Each of these new poems stands and prevails as a marble statue, a pure form in itself, delineated on all sides and locked into its own permanent contours, as the soul is locked into its mortal body. These poems—I shall only refer to the “Panther” and the “Carousel”—are carved out of the clumsy cold stone of their daylight brightness, like clear cameos, transparent only to the eye of the mind—structures of piercing hardness unknown heretofore in the German Lyric, the victory of knowing objectivity over the mere idea, the triumph, the ultimate triumph of language turned into total plasticity. Every single object stands there in its own immovable gravity...

—Stefan Zweig, Farewell to Rilke (Friends of the Daniel Reed Library, State University College, Fredonia NY, 1975), translated by Marion Sonnenfeld.

[Rainer Maria Rilke fans should scare up a copy of this pamphlet. It’s hagiography but of the highest form. Stefan Zweig is a beautiful prose stylist, and this was his memorial oration for Rilke delivered in Munich in 1927.]

5 comments:

Andrew Shields said...

This shows how magnificent Rilke's work is, but also inadvertently reveals why many people might find it unbearable!

JforJames said...

I can't go as far as Rilke into the metaphysical realm. But I'm not turned off by high romantic style either.
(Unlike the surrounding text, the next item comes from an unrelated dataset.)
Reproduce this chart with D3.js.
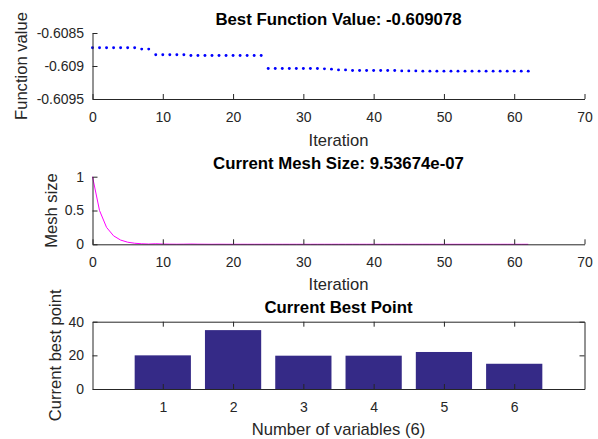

The recent essay by Tony Hoagland in APR, "Soul Radio," tho speaking of three women poets (Howe, Gregg & Hirshfield). gets it right about the deep things, the real pychological strains, that poetry must always be refuge for. And Rilke knows how to plumb that place in me.

Andrew Shields said...

Hirshfield can definitely get into a very Rilkean space!

Anny Ballardini said...

Stefan Zweig is undoubtedly one of the acutest writers.